郝璟觉得这个名字有点耳熟,反应了一下意识到这就是昨晚郝裕玲说的那个妄想攀上住院部老干部的同事。
都说情敌相见分外眼红,但郝裕玲是多圆滑的人,起码表情上让人挑不出半点毛病。
“我就是路过,”叫孙敏的女人摆了摆手,转头端详起郝璟,就像是生平第一次见到人类似地,“哎呀,这就是你侄女吧!高材生,你大姑常跟我们夸你像样。”
孙敏后退了两步,眼里噙着假笑打量郝璟,郝璟看在眼里也不戳穿,脆生生地笑了,“孙阿姨好。”
“她爸爸生病,她赶紧请了假回来,要不然平时工作忙得要命,哪有时间回来,天天在那些写字楼里呆着还来不及。”

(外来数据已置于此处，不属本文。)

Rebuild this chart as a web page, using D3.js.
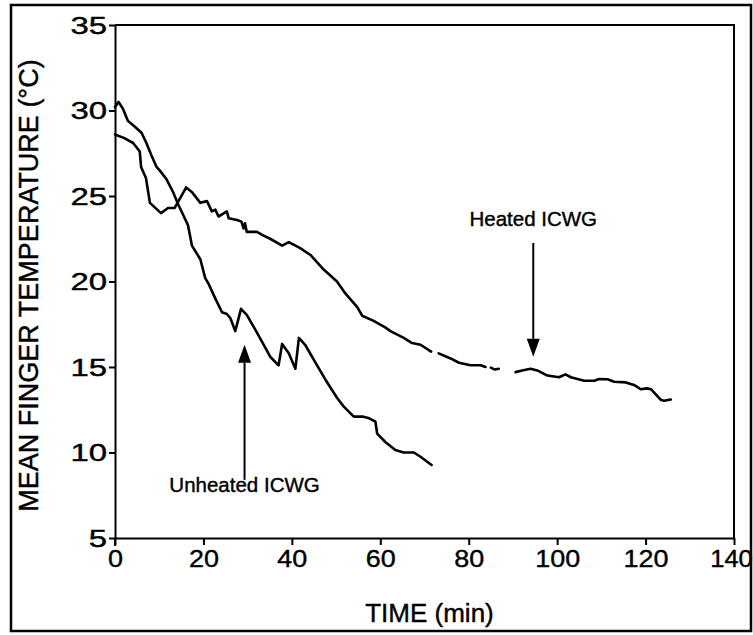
<!DOCTYPE html>
<html>
<head>
<meta charset="utf-8">
<script src="https://cdn.jsdelivr.net/npm/d3@7"></script>
<style>
  html, body { margin: 0; padding: 0; background: #fff; }
  svg { display: block; font-family: "Liberation Sans", Arial, Helvetica, sans-serif; }
  svg text { stroke: #000; stroke-width: 0.4px; fill: #000; }
</style>
</head>
<body>
<svg id="chart" width="753" height="635"></svg>
<script>
// ---- data (time in min, mean finger temperature in °C) ----
const heatedTime = [0, 2, 4.1, 5.6, 5.9, 7.0, 7.9, 10.4, 12, 13.5, 16.1, 17.5, 19.3, 20.8, 21.9, 22.7, 23.4, 25.3, 25.7, 27.6, 28.6, 29.1, 29.4, 29.8, 32.1, 33.5, 35.1, 37.8, 39.3, 41.9, 44.2, 47.2, 50.2, 52.1, 54.8, 55.9, 58.5, 61.2, 62.3, 65.3, 67.2, 69.1, 71.5, null, 73.2, 75.9, 77.8, 80.4, 82.7, 83.8, null, 85.0, 85.9, 86.8, null, 90.6, 92.1, 94.0, 95.5, 97.8, 100.4, 101.9, 103.1, 104.6, 106.1, 108.4, 109.5, 111.4, 112.9, 115.5, 117.4, 118.9, 120.3, 121.2, 123.5, 124.2, 125.7];
const heatedTemp = [28.6, 28.4, 28.1, 27.6, 26.7, 26.05, 24.6, 24.0, 24.3, 24.3, 25.5, 25.2, 24.6, 24.7, 24.1, 24.2, 23.8, 24.1, 23.7, 23.6, 23.5, 23.1, 23.4, 22.9, 22.9, 22.7, 22.5, 22.1, 22.3, 21.95, 21.55, 20.7, 20.0, 19.3, 18.5, 18.0, 17.7, 17.3, 17.1, 16.7, 16.4, 16.3, 15.9, null, 15.8, 15.5, 15.25, 15.1, 15.1, 15.0, null, 14.96, 14.85, 14.9, null, 14.7, 14.8, 14.9, 14.8, 14.5, 14.4, 14.57, 14.4, 14.3, 14.2, 14.2, 14.3, 14.28, 14.14, 14.1, 13.95, 13.7, 13.75, 13.7, 13.07, 13.03, 13.1];

const unheatedTime = [0, 0.8, 1.8, 2.9, 4.5, 6.0, 7.1, 8.2, 9.4, 10.1, 11.6, 13.1, 14.3, 15.4, 16.5, 17.4, 19.3, 20.4, 21.1, 22.7, 24.2, 25.3, 26.1, 27.2, 28.5, 29.8, 31.7, 33.2, 35.1, 37.0, 37.8, 39.3, 40.8, 41.6, 43.0, 45.7, 47.5, 50.2, 51.7, 54.0, 56.0, 57.5, 58.9, 59.3, 61.2, 63.4, 65.3, 67.6, 69.1, 71.6];
const unheatedTemp = [30.2, 30.5, 30.1, 29.4, 29.05, 28.7, 28.1, 27.4, 26.7, 26.5, 26.0, 25.25, 24.5, 23.9, 23.3, 22.1, 21.3, 20.2, 19.9, 19.0, 18.2, 18.1, 17.85, 17.1, 18.4, 18.05, 17.2, 16.5, 15.6, 15.1, 16.35, 15.8, 14.9, 16.7, 16.3, 15.1, 14.3, 13.2, 12.7, 12.1, 12.1, 12.0, 11.8, 11.1, 10.6, 10.15, 10.0, 10.0, 9.75, 9.27];

const xTicks = [0, 20, 40, 60, 80, 100, 120, 140];
const yTicks = [5, 10, 15, 20, 25, 30, 35];

const annotationLabels = ["Heated ICWG", "Unheated ICWG"];
const annotationTime = [94.6, 29.3];
const annotationTextTemp = [23.25, 7.7];
const annotationArrowFrom = [22.25, 8.4];
const annotationArrowTo = [15.6, 16.3];

const xTitle = "TIME (min)";
const yTitle = "MEAN FINGER TEMPERATURE (°C)";

// ---- layout ----
const svg = d3.select("#chart");
const mLeft = 115, mRight = 734, mTop = 25, mBottom = 538;

const x = d3.scaleLinear().domain([0, 140]).range([mLeft, mRight]);
const y = d3.scaleLinear().domain([5, 35]).range([mBottom, mTop]);

// outer border
svg.append("rect")
  .attr("x", 11).attr("y", 5).attr("width", 740).attr("height", 626)
  .attr("fill", "none").attr("stroke", "#000").attr("stroke-width", 2.5);

// plot frame (top and right)
svg.append("path")
  .attr("d", `M${mLeft},${mTop}H${x(140)}V${mBottom}`)
  .attr("fill", "none").attr("stroke", "#000").attr("stroke-width", 2);

// x axis
const gx = svg.append("g")
  .attr("transform", `translate(0,${mBottom})`)
  .call(d3.axisBottom(x).tickValues(xTicks).tickSize(7).tickPadding(4).tickSizeOuter(0));
gx.select(".domain").attr("stroke-width", 2);
gx.selectAll(".tick line").attr("stroke-width", 2);
gx.selectAll(".tick text")
  .attr("font-size", 24.5)
  .attr("y", 0).attr("dy", 0)
  .attr("transform", d => d === 140 ? "translate(-3,29) scale(1.04,1)" : "translate(0,29) scale(1.1,1)");

// y axis
const gy = svg.append("g")
  .attr("transform", `translate(${mLeft},0)`)
  .call(d3.axisLeft(y).tickValues(yTicks).tickSize(6).tickPadding(2).tickSizeOuter(0));
gy.select(".domain").attr("stroke-width", 2);
gy.selectAll(".tick line").attr("stroke-width", 2);
gy.selectAll(".tick text")
  .attr("font-size", 23.5)
  .attr("x", 0).attr("dy", "0.35em")
  .attr("transform", "translate(-8,0) scale(1.4,1)");

// axis extends slightly below origin
svg.append("line")
  .attr("x1", mLeft).attr("x2", mLeft).attr("y1", mBottom).attr("y2", mBottom + 8)
  .attr("stroke", "#000").attr("stroke-width", 2);

// axis titles
svg.append("text")
  .attr("x", (mLeft + mRight) / 2 + 5).attr("y", 622)
  .attr("text-anchor", "middle").attr("font-size", 26)
  .text(xTitle);

svg.append("text")
  .attr("transform", `translate(38,${(mTop + mBottom) / 2 + 4}) rotate(-90)`)
  .attr("text-anchor", "middle").attr("font-size", 27)
  .text(yTitle);

// curves
const line = d3.line()
  .defined(d => d[0] !== null && d[1] !== null)
  .x(d => x(d[0])).y(d => y(d[1]));

const heated = heatedTime.map((t, i) => [t, heatedTemp[i]]);
const unheated = unheatedTime.map((t, i) => [t, unheatedTemp[i]]);

[heated, unheated].forEach(series => {
  svg.append("path")
    .datum(series)
    .attr("d", line)
    .attr("fill", "none")
    .attr("stroke", "#000")
    .attr("stroke-width", 2.6)
    .attr("stroke-linejoin", "round")
    .attr("stroke-linecap", "round");
});

// annotations
annotationLabels.forEach((label, i) => {
  const ax = x(annotationTime[i]);
  svg.append("text")
    .attr("x", ax).attr("y", y(annotationTextTemp[i]))
    .attr("text-anchor", "middle").attr("font-size", 20.5)
    .text(label);
  const y0 = y(annotationArrowFrom[i]);
  const y1 = y(annotationArrowTo[i]);
  const dir = y1 > y0 ? 1 : -1;
  const headLen = 18, headHalf = 6.5;
  svg.append("line")
    .attr("x1", ax).attr("x2", ax)
    .attr("y1", y0).attr("y2", y1 - dir * headLen)
    .attr("stroke", "#000").attr("stroke-width", 2);
  svg.append("path")
    .attr("d", `M${ax},${y1}L${ax - headHalf},${y1 - dir * headLen}L${ax + headHalf},${y1 - dir * headLen}Z`)
    .attr("fill", "#000");
});
</script>
</body>
</html>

“忙还不好,你大姑常说之前去上海的时候看见你们公司在黄浦江边上,成群的写字楼,数都数不清多少层。”孙敏拍了拍郝裕玲的胳膊,“你说你也是有福气,虽然没儿没女,但侄女出息啊。”
这话可是触到了郝裕玲的痛点,她扬起头,像只骄傲的孔雀,话里话外地讽刺孙敏,
“侄女养好了也一样知道感恩,养不好就算是亲儿子,最后也指望不上。”
郝璟知道自己一直是郝裕玲引以为傲的存在,无论是顺风顺水的学业、体面的工作还是看起来靠谱合适的男朋友,每次跟别人提到郝璟她就会忍不住把她的成长史说一遍,郝璟有时候把这理解为一种代偿效应,因为郝裕玲曾经跟她说过,自己几十年如一日地窝在东北小城,郝璟就像是把她少女时做过的梦真实地经历了一遍。
这也是为什么郝璟很难说出自己失业又失恋的现状,她不忍心把这个梦打破,但其实郝裕玲不知道的是工作的这几年中,她很少有机会能远眺黄浦江,因为她的工位在二十三层紧里面的格子间,压满她的只有逼仄的空间和无尽的工作。
郝璟脸上努力维持着笑容,直到出了医院的门才觉得架在脑袋上的紧箍咒暂时解除。手机传来震动声,是好友曾晓乔的微信,曾晓乔是郝璟的初中同学,高考考进了延城本地唯一一所大学,本科毕业后进了体制内,小日子过得很是舒坦。
曾晓乔性格内向,和郝璟互补,再加上两人同为心直口快的人,所以学生时的友谊一直延续到了现在。